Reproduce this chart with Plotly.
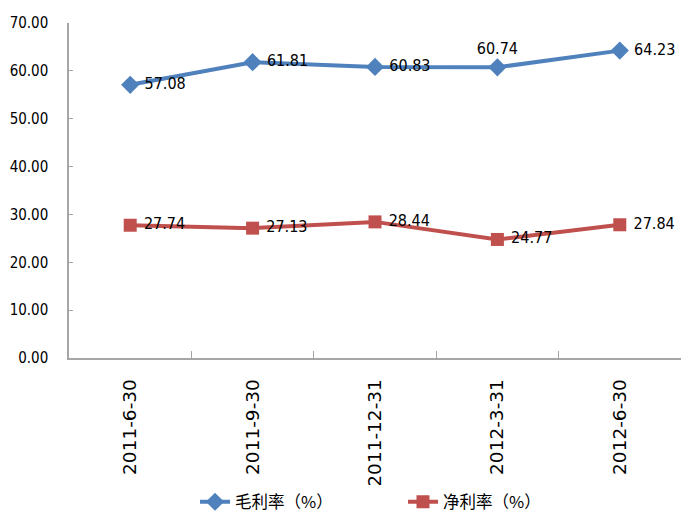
import plotly.graph_objects as go

categories = ["2011-6-30", "2011-9-30", "2011-12-31", "2012-3-31", "2012-6-30"]
gross_margin = [57.08, 61.81, 60.83, 60.74, 64.23]
net_margin = [27.74, 27.13, 28.44, 24.77, 27.84]
y_ticks = [0, 10, 20, 30, 40, 50, 60, 70]
y_tick_labels = ["%.2f" % v for v in y_ticks]

num_font = "DejaVu Sans Condensed, Liberation Sans Narrow, sans-serif"
cjk_font = "Noto Sans CJK SC, sans-serif"

gross_pos = ["middle right", "middle right", "middle right", "top center", "middle right"]
gross_text = [(" %.2f" if p == "middle right" else "%.2f") % v for v, p in zip(gross_margin, gross_pos)]

fig = go.Figure()
fig.add_trace(go.Scatter(
    x=categories, y=gross_margin, name="毛利率（%）",
    mode="lines+markers+text",
    line=dict(color="#4F81BD", width=4),
    marker=dict(symbol="diamond", size=14, color="#4F81BD"),
    text=gross_text,
    textposition=gross_pos,
    textfont=dict(family=num_font, size=16, color="#000000"),
    cliponaxis=False,
))
fig.add_trace(go.Scatter(
    x=categories, y=net_margin, name="净利率（%）",
    mode="lines+markers+text",
    line=dict(color="#C0504D", width=4),
    marker=dict(symbol="square", size=13, color="#C0504D"),
    text=[" %.2f" % v for v in net_margin],
    textposition="middle right",
    textfont=dict(family=num_font, size=16, color="#000000"),
    cliponaxis=False,
))

fig.update_layout(
    width=681, height=514,
    margin=dict(l=69, r=0, t=23, b=156, autoexpand=False),
    paper_bgcolor="white", plot_bgcolor="white",
    showlegend=True,
    legend=dict(orientation="h", x=(195 - 69) / 612, xanchor="left",
                yref="container", y=1 - 502 / 514, yanchor="middle",
                font=dict(family=cjk_font, size=16.5, color="#000000"),
                itemwidth=30, entrywidth=163, entrywidthmode="pixels",
                tracegroupgap=0, borderwidth=0),
)
fig.update_xaxes(
    type="category", range=[-0.5, 4.5], automargin=False,
    showline=True, linecolor="#A6A6A6", linewidth=1.5,
    ticks="inside", ticklen=7, tickcolor="#A6A6A6", tickson="boundaries",
    tickangle=-90, ticklabelstandoff=12,
    tickfont=dict(family="DejaVu Sans, Verdana, sans-serif", size=18.5, color="#000000"),
    showgrid=False, zeroline=False,
)
fig.update_yaxes(
    range=[0, 70], tickvals=y_ticks, ticktext=y_tick_labels, automargin=False,
    showline=True, linecolor="#A6A6A6", linewidth=1.5,
    ticks="inside", ticklen=4, tickcolor="#A6A6A6", ticklabelstandoff=16,
    tickfont=dict(family=num_font, size=15, color="#000000"),
    showgrid=False, zeroline=False,
)

fig.write_html("out.html")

== What you should do ==
Extract the full listing exactly, with the pictures left out.

== Completed task ==
Reproduce this chart with Plotly.
import plotly.graph_objects as go

categories = ["2011-6-30", "2011-9-30", "2011-12-31", "2012-3-31", "2012-6-30"]
gross_margin = [57.08, 61.81, 60.83, 60.74, 64.23]
net_margin = [27.74, 27.13, 28.44, 24.77, 27.84]
y_ticks = [0, 10, 20, 30, 40, 50, 60, 70]
y_tick_labels = ["%.2f" % v for v in y_ticks]

num_font = "DejaVu Sans Condensed, Liberation Sans Narrow, sans-serif"
cjk_font = "Noto Sans CJK SC, sans-serif"

gross_pos = ["middle right", "middle right", "middle right", "top center", "middle right"]
gross_text = [(" %.2f" if p == "middle right" else "%.2f") % v for v, p in zip(gross_margin, gross_pos)]

fig = go.Figure()
fig.add_trace(go.Scatter(
    x=categories, y=gross_margin, name="毛利率（%）",
    mode="lines+markers+text",
    line=dict(color="#4F81BD", width=4),
    marker=dict(symbol="diamond", size=14, color="#4F81BD"),
    text=gross_text,
    textposition=gross_pos,
    textfont=dict(family=num_font, size=16, color="#000000"),
    cliponaxis=False,
))
fig.add_trace(go.Scatter(
    x=categories, y=net_margin, name="净利率（%）",
    mode="lines+markers+text",
    line=dict(color="#C0504D", width=4),
    marker=dict(symbol="square", size=13, color="#C0504D"),
    text=[" %.2f" % v for v in net_margin],
    textposition="middle right",
    textfont=dict(family=num_font, size=16, color="#000000"),
    cliponaxis=False,
))

fig.update_layout(
    width=681, height=514,
    margin=dict(l=69, r=0, t=23, b=156, autoexpand=False),
    paper_bgcolor="white", plot_bgcolor="white",
    showlegend=True,
    legend=dict(orientation="h", x=(195 - 69) / 612, xanchor="left",
                yref="container", y=1 - 502 / 514, yanchor="middle",
                font=dict(family=cjk_font, size=16.5, color="#000000"),
                itemwidth=30, entrywidth=163, entrywidthmode="pixels",
                tracegroupgap=0, borderwidth=0),
)
fig.update_xaxes(
    type="category", range=[-0.5, 4.5], automargin=False,
    showline=True, linecolor="#A6A6A6", linewidth=1.5,
    ticks="inside", ticklen=7, tickcolor="#A6A6A6", tickson="boundaries",
    tickangle=-90, ticklabelstandoff=12,
    tickfont=dict(family="DejaVu Sans, Verdana, sans-serif", size=18.5, color="#000000"),
    showgrid=False, zeroline=False,
)
fig.update_yaxes(
    range=[0, 70], tickvals=y_ticks, ticktext=y_tick_labels, automargin=False,
    showline=True, linecolor="#A6A6A6", linewidth=1.5,
    ticks="inside", ticklen=4, tickcolor="#A6A6A6", ticklabelstandoff=16,
    tickfont=dict(family=num_font, size=15, color="#000000"),
    showgrid=False, zeroline=False,
)

fig.write_html("out.html")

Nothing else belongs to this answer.